For the entries below, copy exactly the line that contains "Convert this chart to Apache ECharts code." through the line that contains "470, 480, 490];", both ends included, and exclude all pictures.
-- start of DATA LISTING --
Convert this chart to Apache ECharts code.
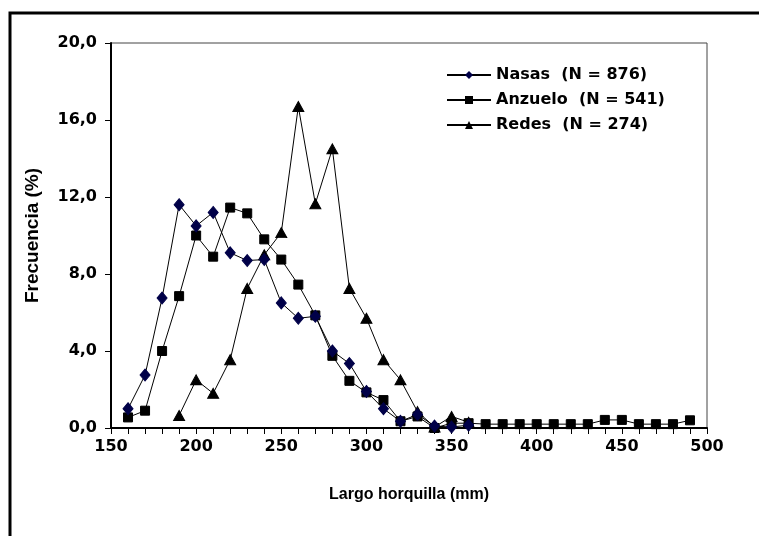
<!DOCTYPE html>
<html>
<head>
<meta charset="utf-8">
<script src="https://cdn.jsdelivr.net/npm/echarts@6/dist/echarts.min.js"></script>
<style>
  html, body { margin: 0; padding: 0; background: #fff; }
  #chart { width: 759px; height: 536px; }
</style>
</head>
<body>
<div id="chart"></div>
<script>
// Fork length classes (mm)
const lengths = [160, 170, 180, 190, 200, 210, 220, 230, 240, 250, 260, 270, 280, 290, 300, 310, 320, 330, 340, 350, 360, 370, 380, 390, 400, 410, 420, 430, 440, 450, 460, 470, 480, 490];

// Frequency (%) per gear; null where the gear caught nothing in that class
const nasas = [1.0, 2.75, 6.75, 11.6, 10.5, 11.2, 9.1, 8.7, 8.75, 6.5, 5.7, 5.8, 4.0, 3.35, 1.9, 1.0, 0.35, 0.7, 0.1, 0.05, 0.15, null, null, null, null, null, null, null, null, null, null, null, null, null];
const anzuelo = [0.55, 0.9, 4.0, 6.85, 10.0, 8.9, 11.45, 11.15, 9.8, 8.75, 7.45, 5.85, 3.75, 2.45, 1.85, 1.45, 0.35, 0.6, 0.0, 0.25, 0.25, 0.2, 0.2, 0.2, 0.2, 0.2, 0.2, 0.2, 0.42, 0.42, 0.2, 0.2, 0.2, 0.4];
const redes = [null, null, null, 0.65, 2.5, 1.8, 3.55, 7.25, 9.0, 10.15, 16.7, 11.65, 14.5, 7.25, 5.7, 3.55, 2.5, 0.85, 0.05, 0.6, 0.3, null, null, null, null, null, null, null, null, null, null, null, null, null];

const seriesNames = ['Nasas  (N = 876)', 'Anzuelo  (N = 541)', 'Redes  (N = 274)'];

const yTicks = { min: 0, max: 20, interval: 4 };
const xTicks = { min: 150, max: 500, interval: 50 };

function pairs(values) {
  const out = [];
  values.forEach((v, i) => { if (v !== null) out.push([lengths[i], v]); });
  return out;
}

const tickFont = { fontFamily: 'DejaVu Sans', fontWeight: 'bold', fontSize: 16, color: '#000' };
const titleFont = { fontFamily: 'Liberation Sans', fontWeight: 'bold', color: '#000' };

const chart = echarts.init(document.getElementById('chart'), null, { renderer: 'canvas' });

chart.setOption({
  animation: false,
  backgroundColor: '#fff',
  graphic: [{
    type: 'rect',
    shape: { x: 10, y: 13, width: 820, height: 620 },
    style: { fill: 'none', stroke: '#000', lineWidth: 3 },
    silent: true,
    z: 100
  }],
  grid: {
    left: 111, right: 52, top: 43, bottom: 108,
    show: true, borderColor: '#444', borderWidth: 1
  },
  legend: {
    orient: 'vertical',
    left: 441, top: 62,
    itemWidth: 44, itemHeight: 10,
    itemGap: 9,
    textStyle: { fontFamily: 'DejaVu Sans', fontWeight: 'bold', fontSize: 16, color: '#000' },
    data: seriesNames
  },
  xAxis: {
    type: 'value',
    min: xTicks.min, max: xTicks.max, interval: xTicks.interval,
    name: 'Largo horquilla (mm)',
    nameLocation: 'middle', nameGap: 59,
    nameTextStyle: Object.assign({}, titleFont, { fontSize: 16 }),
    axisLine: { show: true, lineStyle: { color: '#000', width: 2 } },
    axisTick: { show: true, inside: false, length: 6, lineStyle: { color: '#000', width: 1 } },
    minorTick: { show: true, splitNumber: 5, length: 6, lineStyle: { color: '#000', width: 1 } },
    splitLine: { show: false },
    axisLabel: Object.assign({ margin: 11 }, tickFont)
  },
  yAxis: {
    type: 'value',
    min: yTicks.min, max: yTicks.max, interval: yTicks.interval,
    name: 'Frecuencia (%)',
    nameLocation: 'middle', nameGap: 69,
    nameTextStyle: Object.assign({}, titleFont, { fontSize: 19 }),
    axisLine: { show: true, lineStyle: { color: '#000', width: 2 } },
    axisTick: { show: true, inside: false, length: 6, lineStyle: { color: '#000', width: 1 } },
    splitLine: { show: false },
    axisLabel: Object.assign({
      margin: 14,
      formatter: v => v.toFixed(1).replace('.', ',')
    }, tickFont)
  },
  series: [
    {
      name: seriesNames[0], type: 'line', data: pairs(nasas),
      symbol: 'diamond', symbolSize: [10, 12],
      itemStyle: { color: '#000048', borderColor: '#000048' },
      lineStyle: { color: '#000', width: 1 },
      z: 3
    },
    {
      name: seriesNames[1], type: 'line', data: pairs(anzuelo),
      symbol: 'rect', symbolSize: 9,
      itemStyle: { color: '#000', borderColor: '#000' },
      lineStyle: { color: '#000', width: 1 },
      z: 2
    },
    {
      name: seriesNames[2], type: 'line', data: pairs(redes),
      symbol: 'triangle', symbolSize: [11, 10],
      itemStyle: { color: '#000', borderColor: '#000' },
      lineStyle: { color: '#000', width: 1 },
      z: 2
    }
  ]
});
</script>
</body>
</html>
-- end of DATA LISTING --
-- start of DATA LISTING --
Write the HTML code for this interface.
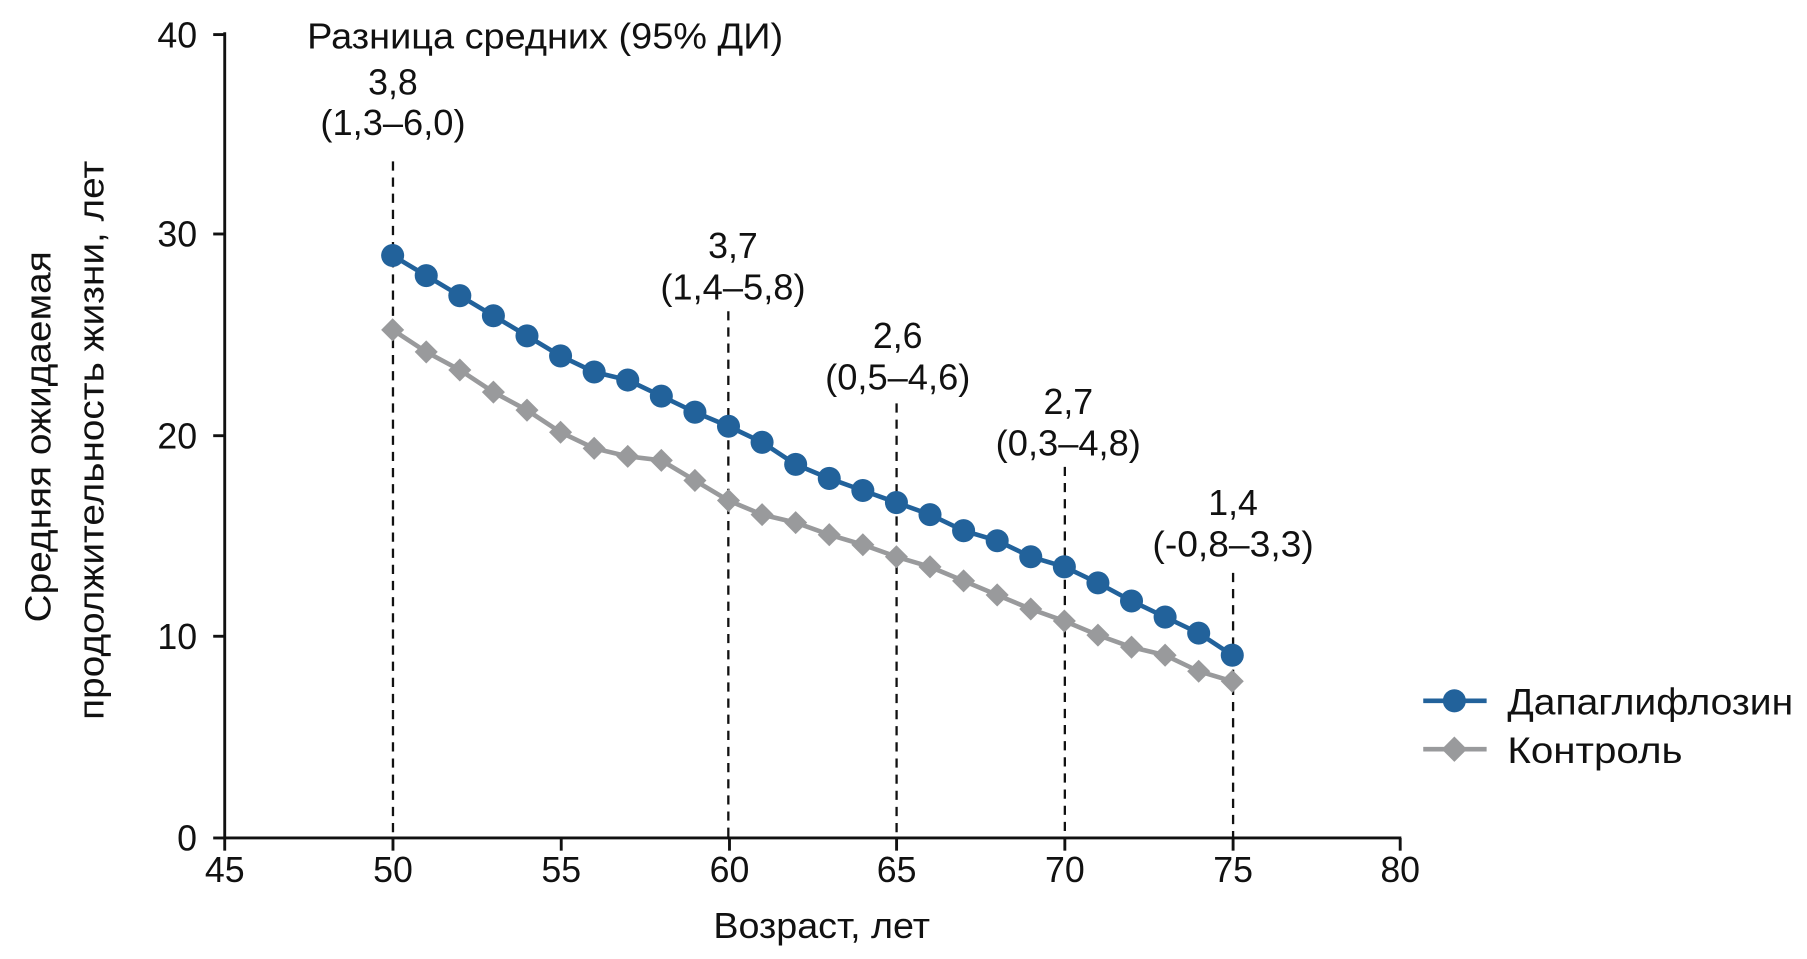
-- end of DATA LISTING --
# [TASK SOLUTION]
Convert this chart to Apache ECharts code.
<!DOCTYPE html>
<html>
<head>
<meta charset="utf-8">
<script src="https://cdn.jsdelivr.net/npm/echarts@6/dist/echarts.min.js"></script>
<style>
  html, body { margin: 0; padding: 0; background: #fff; }
  #chart { width: 759px; height: 536px; }
</style>
</head>
<body>
<div id="chart"></div>
<script>
// Fork length classes (mm)
const lengths = [160, 170, 180, 190, 200, 210, 220, 230, 240, 250, 260, 270, 280, 290, 300, 310, 320, 330, 340, 350, 360, 370, 380, 390, 400, 410, 420, 430, 440, 450, 460, 470, 480, 490];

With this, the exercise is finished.